First thing on a random opening is in the list of illustrations. "Plate 21 Pulling the first piece of sparterie round the block." This is a streetfighting milliner.
Leaf through: There's lots of photos. Some portraits of ladies in hats. They do do Madame Ritcher justice. It's a bit like a Royal Ascot flicker book. There are some how-to photos as well, and a lot of line drawings. There is also a faint purple library stamp on a couple of pages - L.C.C. South East London Technical College.
The front bits tell me that this was published in 1950, reprinted in 1951 (Festival of Britain year). The portrait photos are by Lenare who was photographer to the toffs of the time. There is an introduction by Elizabeth Bowen.
Looking into it. For novelist Elizabeth Bowen (whose work has been described in her own words as being about those 'who live life with the lid on') there was an 'intense importance' attached to millinery, the art of which was no less than an 'enchanted mystery'.
The book is for the 'laywoman' and the reader whose 'fingers have itched to attempt millinery'. Apparently, Madame Ritcher is adept at making a woman 'hat-conscious'. But Elizabeth Bowen has a warning: 'Hat-consciousness in a vacuum - that is to say, without a good hat to wear - could be a frustrated, unhappy state.' With Madame Ritcher's guidance, that is an agony her readers will be able to avoid.

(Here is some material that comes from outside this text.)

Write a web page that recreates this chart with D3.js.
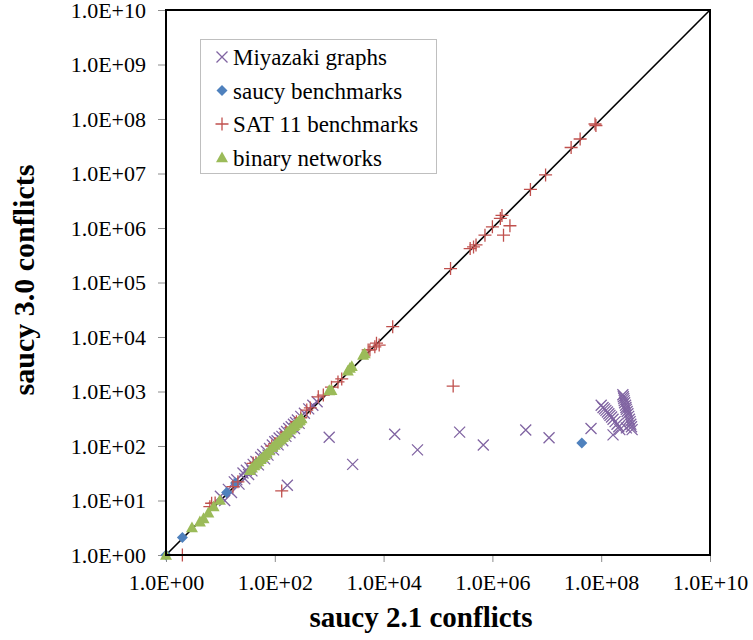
<!DOCTYPE html>
<html><head><meta charset="utf-8">
<script src="https://cdn.jsdelivr.net/npm/d3@7"></script>
<style>body{margin:0;background:#fff}svg{display:block}</style>
</head><body><svg id="c" width="753" height="640"></svg>
<script>
// ---- data ----
const seriesNames = ["Miyazaki graphs", "saucy benchmarks", "SAT 11 benchmarks", "binary networks"];
const xTickValues = [1, 1e2, 1e4, 1e6, 1e8, 1e10];
const yTickValues = [1, 1e1, 1e2, 1e3, 1e4, 1e5, 1e6, 1e7, 1e8, 1e9, 1e10];
const xTitle = "saucy 2.1 conflicts";
const yTitle = "saucy 3.0 conflicts";

const miyazaki = [
  [10,12],[12,10],[14,16],[16,14],[18,22],[20,24],[22,20],[26,32],[28,25],[30,36],[33,30],[35,40],[38,35],[40,46],[45,52],[50,45],[55,62],[60,70],[65,58],[70,80],[75,68],[80,90],[90,104],[95,85],[100,120],[110,125],[115,105],[120,140],[135,150],[140,125],[150,170],[160,150],[165,185],[180,210],[190,175],[200,225],[220,250],[230,210],[240,270],[260,300],[280,260],[300,350],[350,400],[420,480],[500,560],[600,650],
  [170,19],[1.0e3,145],[2.7e3,46],[1.6e4,164],[4.2e4,85],[2.5e5,180],[6.8e5,104],[4.1e6,196],[1.1e7,142],[6.5e7,210],
  [1.0e8,560],[1.08e8,510],[1.15e8,480],[1.22e8,450],[1.3e8,420],[1.38e8,390],[1.45e8,365],[1.55e8,340],[1.65e8,310],[1.8e8,280],[1.95e8,250],[2.1e8,225],[2.2e8,200],[1.65e8,160],
  [2.5e8,870],[2.55e8,800],[2.6e8,740],[2.65e8,680],[2.7e8,620],[2.8e8,560],[2.85e8,510],[2.9e8,470],[3.0e8,430],[3.1e8,390],[3.2e8,350],[3.3e8,310],[3.4e8,280],[3.5e8,250],[3.6e8,225],[3.7e8,200],[2.9e8,215]
];
const saucy = [[1,1],[2,2.1],[13,14],[19,21],[47,50],[4.4e7,114]];
const sat11 = [
  [2,1],[6.4,7.7],[6.9,8.9],[8,9],[17,18],[21,22],[40,48],[45,50],[88,100],[100,110],[130,140],[160,180],[200,220],[250,280],[300,330],[387,457],[450,500],[134,15],
  [630,800],[780,860],[1.1e3,1.2e3],[1.45e3,1.5e3],[1.7e3,1.7e3],[5.2e3,5.8e3],[5.6e3,5.8e3],[6.9e3,6.6e3],[7.4e3,7.7e3],[8.3e3,7.1e3],[1.47e4,1.55e4],[1.9e5,1.26e3],
  [1.7e5,1.8e5],[3.9e5,4.2e5],[4.5e5,4.5e5],[5e5,4.9e5],[7.3e5,7.4e5],[1.0e6,1.05e6],[1.4e6,1.5e6],[1.5e6,1.7e6],[1.6e6,7.4e5],[2.1e6,1.1e6],[5.0e6,5.1e6],[9.5e6,9.4e6],[2.8e7,3.0e7],[4.1e7,4.3e7],[7.7e7,8.1e7],[8e7,7.6e7]
];
const binary = [
  [1,1],[3,3.2],[4.2,4.1],[4.9,4.7],[6,6],[7.5,7.8],[9.8,10.2],[35,36],[38,40],[42,44],[45,47],[50,52],[55,57],[60,62],[65,68],[71,73],[80,83],[90,95],[100,105],[110,115],[120,125],[130,135],[140,145],[150,155],[160,168],[170,180],[190,200],[200,210],[220,230],[230,240],[250,260],[260,270],[280,290],[290,300],[310,320],
  [1.0e3,1.05e3],[1.1e3,1.06e3],[2.2e3,2.4e3],[2.4e3,2.7e3],[2.6e3,2.9e3],[4.2e3,4.7e3],[4.5e3,5e3]
];

// ---- layout ----
const L = 166, R = 710, T = 10, B = 555;
const svg = d3.select("#c");
const x = d3.scaleLog().domain([1, 1e10]).range([L, R]);
const y = d3.scaleLog().domain([1, 1e10]).range([B, T]);
const fmt = v => { const e = Math.round(Math.log10(v)); return "1.0E+" + String(e).padStart(2, "0"); };
const serif = '"Liberation Serif", "Times New Roman", Times, serif';

const gx = svg.append("g").attr("transform", `translate(0,${B})`)
  .call(d3.axisBottom(x).tickValues(xTickValues).tickFormat(fmt).tickSize(7).tickPadding(12));
const gy = svg.append("g").attr("transform", `translate(${L},0)`)
  .call(d3.axisLeft(y).tickValues(yTickValues).tickFormat(fmt).tickSize(8).tickPadding(12));
[gx, gy].forEach(g => {
  g.attr("font-family", serif).attr("font-size", 22);
  g.select(".domain").remove();
  g.selectAll(".tick line").attr("stroke", "#8c8c8c").attr("stroke-width", 1);
  g.selectAll(".tick text").attr("fill", "#000").style("font-family", serif).style("font-size", "22px");
});

// diagonal
svg.append("line").attr("x1", x(1)).attr("y1", y(1)).attr("x2", x(1e10)).attr("y2", y(1e10))
  .attr("stroke", "#000").attr("stroke-width", 1.6);

// markers
const colors = { mi: "#8064A2", sa: "#4F81BD", sat: "#C0504D", bi: "#9BBB59" };
function drawX(g, cx, cy) {
  const s = 5.5;
  g.append("path").attr("d", `M${cx-s},${cy-s}L${cx+s},${cy+s}M${cx-s},${cy+s}L${cx+s},${cy-s}`)
    .attr("stroke", colors.mi).attr("stroke-width", 1.3).attr("fill", "none");
}
function drawPlus(g, cx, cy) {
  const s = 6.5;
  g.append("path").attr("d", `M${cx-s},${cy}L${cx+s},${cy}M${cx},${cy-s}L${cx},${cy+s}`)
    .attr("stroke", colors.sat).attr("stroke-width", 1.3).attr("fill", "none");
}
function drawDiamond(g, cx, cy) {
  const s = 5.5;
  g.append("path").attr("d", `M${cx},${cy-s}L${cx+s},${cy}L${cx},${cy+s}L${cx-s},${cy}Z`).attr("fill", colors.sa);
}
function drawTri(g, cx, cy) {
  const s = 6;
  g.append("path").attr("d", `M${cx},${cy-s}L${cx+s},${cy+s*0.8}L${cx-s},${cy+s*0.8}Z`).attr("fill", colors.bi);
}
const pg = svg.append("g");
const gm = pg.append("g"), gs = pg.append("g"), gt = pg.append("g"), gb = pg.append("g");
miyazaki.forEach(d => drawX(gm, x(d[0]), y(d[1])));
saucy.forEach(d => drawDiamond(gs, x(d[0]), y(d[1])));
sat11.forEach(d => drawPlus(gt, x(d[0]), y(d[1])));
binary.forEach(d => drawTri(gb, x(d[0]), y(d[1])));

// frame
svg.append("rect").attr("x", L).attr("y", T).attr("width", R - L).attr("height", B - T)
  .attr("fill", "none").attr("stroke", "#000").attr("stroke-width", 2);

// legend
const lg = svg.append("g");
lg.append("rect").attr("x", 200.5).attr("y", 39.5).attr("width", 236).attr("height", 134)
  .attr("fill", "#fff").attr("stroke", "#bfbfbf").attr("stroke-width", 1);
const drawers = [drawX, drawDiamond, drawPlus, drawTri];
seriesNames.forEach((n, i) => {
  const cy = 57 + i * 33.5;
  drawers[i](lg, 222, cy);
  lg.append("text").attr("x", 233).attr("y", cy).attr("dy", "0.35em").text(n)
    .attr("font-family", serif).style("font-family", serif).style("font-size", "23px").attr("fill", "#000");
});

// titles
svg.append("text").attr("x", 421).attr("y", 627).attr("text-anchor", "middle").text(xTitle)
  .attr("font-family", serif).style("font-family", serif).style("font-size", "29px").style("font-weight", "bold");
svg.append("text").attr("transform", "translate(34,280) rotate(-90)").attr("text-anchor", "middle").text(yTitle)
  .attr("font-family", serif).style("font-family", serif).style("font-size", "30px").style("font-weight", "bold");
</script></body></html>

Apart from some homely advice to work with the best materials you can afford and not to attempt advanced techniques before you have mastered the basics, Madame Ritcher's own voice is strangely absent from this book. I had hoped to find some plummy tones or some withering comments about bad taste, but this is actually a well-organised and thorough how-to book. And it's probably still pretty useful to any hat-makers out there today.